Protests in many countries to demand urgent action on climate change have kicked off, with over 2,000 marches taking place around the world. The People's Climate March has been organised to call for action to curb carbon emissions ahead of the UN climate summit in New York next week.
Tens of thousands of people took to the streets in Australia while protests are also getting under way in Europe. The climax will be a march in New York, attended by UN chief Ban Ki-moon.
He will join thousands of people on the streets of Manhattan, including business leaders, environmentalists and celebrities. Hollywood actor Leonardo DiCaprio will also attend, having been appointed as a UN representative on climate change last week.
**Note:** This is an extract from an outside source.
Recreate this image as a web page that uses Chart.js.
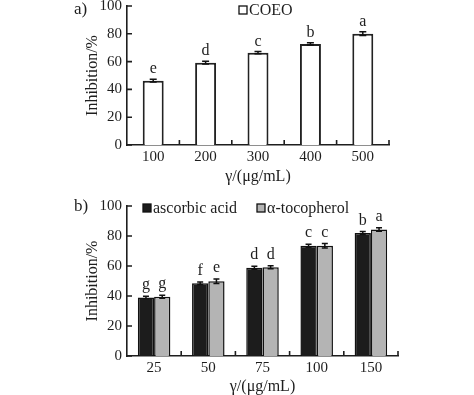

In Australia, organisers said up to 20,000 people had turned out in Melbourne to call on Prime Minister Tony Abbott to do more to tackle climate change. The BBC's Phil Mercer in Sydney says protesters fear Australia faces more severe droughts, bushfires and storms unless greenhouse gas emissions are reduced.
'An everybody issue'
Later on Sunday, about 100,000 people are expected to take to the streets in New York. Organisers of the rally in Manhattan said the massive mobilisation is aimed at transforming climate change "from an environmental concern to an 'everybody issue.'" Mr Ban, the UN's Secretary General, hopes leaders can make progress on a universal agreement to be signed by all nations at the end of 2015.
He said he would "link arms with those marching for climate action" to show that the UN stands "with them on the right side of this key issue for our common future." The New York rally is part of a global protest that includes events in 161 countries - Afghanistan, the UK and Italy among them.